• _Written instruction_
Write the data out again, character for character, with no images.

• _Data shown_

■ ■ ■ ■ ■ ■ ■

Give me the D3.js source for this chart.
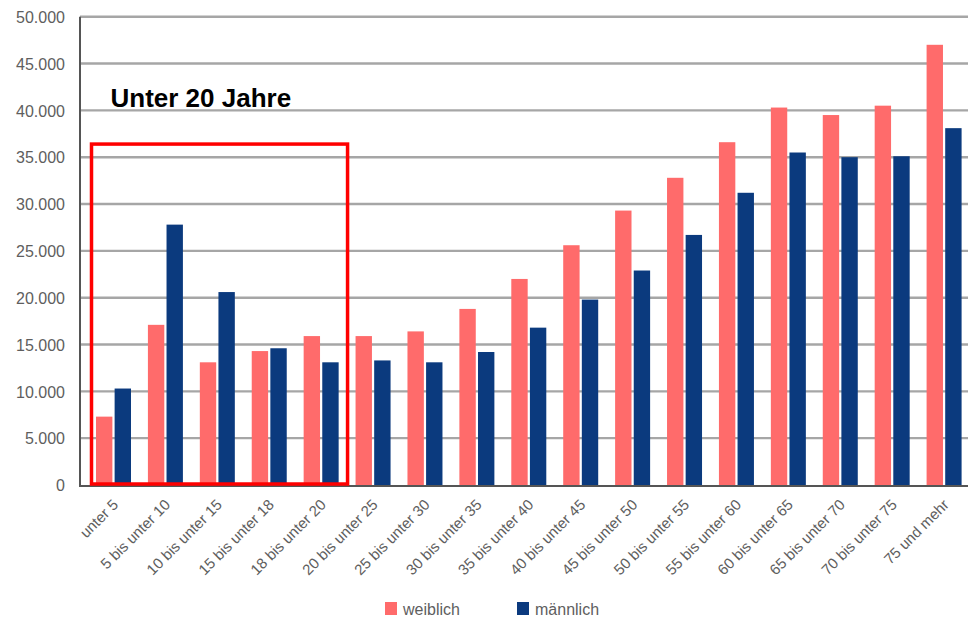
<!DOCTYPE html>
<html>
<head>
<meta charset="utf-8">
<script src="https://cdn.jsdelivr.net/npm/d3@7"></script>
<style>
  html, body { margin: 0; padding: 0; background: #fff; }
  svg { display: block; font-family: "Liberation Sans", Arial, sans-serif; }
</style>
</head>
<body>
<svg id="chart" width="968" height="618"></svg>
<script>
// Altersgruppen
const categories = [
  "unter 5", "5 bis unter 10", "10 bis unter 15", "15 bis unter 18", "18 bis unter 20",
  "20 bis unter 25", "25 bis unter 30", "30 bis unter 35", "35 bis unter 40",
  "40 bis unter 45", "45 bis unter 50", "50 bis unter 55", "55 bis unter 60",
  "60 bis unter 65", "65 bis unter 70", "70 bis unter 75", "75 und mehr"
];
const weiblich = [7300, 17100, 13100, 14300, 15900, 15900, 16400, 18800, 22000,
  25600, 29300, 32800, 36600, 40300, 39500, 40500, 47000];
const maennlich = [10300, 27800, 20600, 14600, 13100, 13300, 13100, 14200, 16800,
  19800, 22900, 26700, 31200, 35500, 35000, 35100, 38100];
const seriesNames = ["weiblich", "männlich"];
const seriesColors = ["#ff6b6b", "#0b3a7e"];
const yTicks = [0, 5000, 10000, 15000, 20000, 25000, 30000, 35000, 40000, 45000, 50000];
const highlightGroups = ["unter 5", "18 bis unter 20"];
const highlightLabel = "Unter 20 Jahre";

const svg = d3.select("#chart");
const W = 968;

const x0 = d3.scaleBand().domain(categories).range([87.5, 970]).paddingInner(0).paddingOuter(0);
const x1 = d3.scaleBand().domain(seriesNames).range([8.5, 43.5]).paddingInner(0.12);
const y = d3.scaleLinear().domain([0, 50000]).range([485, 16.7]);

const fmt = v => d3.format(",")(v).replace(/,/g, ".");

// horizontal gridlines
svg.append("g")
  .selectAll("line")
  .data(yTicks.filter(d => d > 0))
  .join("line")
  .attr("x1", 80).attr("x2", W)
  .attr("y1", d => y(d)).attr("y2", d => y(d))
  .attr("stroke", "#a6a6a6").attr("stroke-width", 2.4);

// y axis labels
const yAxis = d3.axisLeft(y).tickValues(yTicks).tickFormat(fmt).tickSize(0).tickPadding(15);
const gy = svg.append("g").attr("transform", "translate(80,0)").call(yAxis);
gy.select(".domain").remove();
gy.selectAll("text")
  .attr("fill", "#5e5e5e")
  .style("font-size", "16px")
  .attr("dy", "0.36em");

// bars
const rows = categories.map((c, i) => ({ cat: c, values: [weiblich[i], maennlich[i]] }));
const groups = svg.append("g")
  .selectAll("g")
  .data(rows)
  .join("g")
  .attr("transform", d => `translate(${x0(d.cat)},0)`);
groups.selectAll("rect")
  .data(d => d.values.map((v, k) => ({ key: seriesNames[k], v, k })))
  .join("rect")
  .attr("x", d => x1(d.key))
  .attr("width", x1.bandwidth())
  .attr("y", d => y(d.v))
  .attr("height", d => y(0) - y(d.v))
  .attr("fill", d => seriesColors[d.k]);

// axis lines
svg.append("line")
  .attr("x1", 80).attr("x2", 80).attr("y1", y(50000)).attr("y2", y(0) + 1)
  .attr("stroke", "#555").attr("stroke-width", 2);
svg.append("line")
  .attr("x1", 79).attr("x2", W).attr("y1", y(0) + 1).attr("y2", y(0) + 1)
  .attr("stroke", "#555").attr("stroke-width", 2);

// x axis labels
svg.append("g")
  .selectAll("text")
  .data(categories)
  .join("text")
  .attr("transform", d => `translate(${x0(d) + x0.bandwidth() / 2 + 2},${y(0) + 17}) rotate(-45)`)
  .attr("text-anchor", "end")
  .attr("dy", "0.35em")
  .attr("fill", "#5e5e5e")
  .style("font-size", "15px")
  .text(d => d);

// highlight box around the under-20 groups
const hx0 = x0(highlightGroups[0]) + 4;
const hx1 = x0(highlightGroups[1]) + x0.bandwidth() + 0.5;
svg.append("rect")
  .attr("x", hx0).attr("y", y(36400))
  .attr("width", hx1 - hx0).attr("height", y(0) - 1 - y(36400))
  .attr("fill", "none")
  .attr("stroke", "#ff0000")
  .attr("stroke-width", 3.5);

svg.append("text")
  .attr("x", 110.5).attr("y", 106.5)
  .attr("font-weight", "bold")
  .style("font-size", "26px")
  .attr("fill", "#000")
  .text(highlightLabel);

// legend
const legendX = [385, 517];
const legend = svg.append("g")
  .selectAll("g")
  .data(seriesNames)
  .join("g")
  .attr("transform", (d, i) => `translate(${legendX[i]},602)`);
legend.append("rect")
  .attr("width", 12).attr("height", 13)
  .attr("fill", (d, i) => seriesColors[i]);
legend.append("text")
  .attr("x", 18).attr("y", 12.5)
  .attr("fill", "#5e5e5e")
  .style("font-size", "16px")
  .text(d => d);
</script>
</body>
</html>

■ ■ ■ ■ ■ ■ ■

• _Worked answer_
Give me the D3.js source for this chart.
<!DOCTYPE html>
<html>
<head>
<meta charset="utf-8">
<script src="https://cdn.jsdelivr.net/npm/d3@7"></script>
<style>
  html, body { margin: 0; padding: 0; background: #fff; }
  svg { display: block; font-family: "Liberation Sans", Arial, sans-serif; }
</style>
</head>
<body>
<svg id="chart" width="968" height="618"></svg>
<script>
// Altersgruppen
const categories = [
  "unter 5", "5 bis unter 10", "10 bis unter 15", "15 bis unter 18", "18 bis unter 20",
  "20 bis unter 25", "25 bis unter 30", "30 bis unter 35", "35 bis unter 40",
  "40 bis unter 45", "45 bis unter 50", "50 bis unter 55", "55 bis unter 60",
  "60 bis unter 65", "65 bis unter 70", "70 bis unter 75", "75 und mehr"
];
const weiblich = [7300, 17100, 13100, 14300, 15900, 15900, 16400, 18800, 22000,
  25600, 29300, 32800, 36600, 40300, 39500, 40500, 47000];
const maennlich = [10300, 27800, 20600, 14600, 13100, 13300, 13100, 14200, 16800,
  19800, 22900, 26700, 31200, 35500, 35000, 35100, 38100];
const seriesNames = ["weiblich", "männlich"];
const seriesColors = ["#ff6b6b", "#0b3a7e"];
const yTicks = [0, 5000, 10000, 15000, 20000, 25000, 30000, 35000, 40000, 45000, 50000];
const highlightGroups = ["unter 5", "18 bis unter 20"];
const highlightLabel = "Unter 20 Jahre";

const svg = d3.select("#chart");
const W = 968;

const x0 = d3.scaleBand().domain(categories).range([87.5, 970]).paddingInner(0).paddingOuter(0);
const x1 = d3.scaleBand().domain(seriesNames).range([8.5, 43.5]).paddingInner(0.12);
const y = d3.scaleLinear().domain([0, 50000]).range([485, 16.7]);

const fmt = v => d3.format(",")(v).replace(/,/g, ".");

// horizontal gridlines
svg.append("g")
  .selectAll("line")
  .data(yTicks.filter(d => d > 0))
  .join("line")
  .attr("x1", 80).attr("x2", W)
  .attr("y1", d => y(d)).attr("y2", d => y(d))
  .attr("stroke", "#a6a6a6").attr("stroke-width", 2.4);

// y axis labels
const yAxis = d3.axisLeft(y).tickValues(yTicks).tickFormat(fmt).tickSize(0).tickPadding(15);
const gy = svg.append("g").attr("transform", "translate(80,0)").call(yAxis);
gy.select(".domain").remove();
gy.selectAll("text")
  .attr("fill", "#5e5e5e")
  .style("font-size", "16px")
  .attr("dy", "0.36em");

// bars
const rows = categories.map((c, i) => ({ cat: c, values: [weiblich[i], maennlich[i]] }));
const groups = svg.append("g")
  .selectAll("g")
  .data(rows)
  .join("g")
  .attr("transform", d => `translate(${x0(d.cat)},0)`);
groups.selectAll("rect")
  .data(d => d.values.map((v, k) => ({ key: seriesNames[k], v, k })))
  .join("rect")
  .attr("x", d => x1(d.key))
  .attr("width", x1.bandwidth())
  .attr("y", d => y(d.v))
  .attr("height", d => y(0) - y(d.v))
  .attr("fill", d => seriesColors[d.k]);

// axis lines
svg.append("line")
  .attr("x1", 80).attr("x2", 80).attr("y1", y(50000)).attr("y2", y(0) + 1)
  .attr("stroke", "#555").attr("stroke-width", 2);
svg.append("line")
  .attr("x1", 79).attr("x2", W).attr("y1", y(0) + 1).attr("y2", y(0) + 1)
  .attr("stroke", "#555").attr("stroke-width", 2);

// x axis labels
svg.append("g")
  .selectAll("text")
  .data(categories)
  .join("text")
  .attr("transform", d => `translate(${x0(d) + x0.bandwidth() / 2 + 2},${y(0) + 17}) rotate(-45)`)
  .attr("text-anchor", "end")
  .attr("dy", "0.35em")
  .attr("fill", "#5e5e5e")
  .style("font-size", "15px")
  .text(d => d);

// highlight box around the under-20 groups
const hx0 = x0(highlightGroups[0]) + 4;
const hx1 = x0(highlightGroups[1]) + x0.bandwidth() + 0.5;
svg.append("rect")
  .attr("x", hx0).attr("y", y(36400))
  .attr("width", hx1 - hx0).attr("height", y(0) - 1 - y(36400))
  .attr("fill", "none")
  .attr("stroke", "#ff0000")
  .attr("stroke-width", 3.5);

svg.append("text")
  .attr("x", 110.5).attr("y", 106.5)
  .attr("font-weight", "bold")
  .style("font-size", "26px")
  .attr("fill", "#000")
  .text(highlightLabel);

// legend
const legendX = [385, 517];
const legend = svg.append("g")
  .selectAll("g")
  .data(seriesNames)
  .join("g")
  .attr("transform", (d, i) => `translate(${legendX[i]},602)`);
legend.append("rect")
  .attr("width", 12).attr("height", 13)
  .attr("fill", (d, i) => seriesColors[i]);
legend.append("text")
  .attr("x", 18).attr("y", 12.5)
  .attr("fill", "#5e5e5e")
  .style("font-size", "16px")
  .text(d => d);
</script>
</body>
</html>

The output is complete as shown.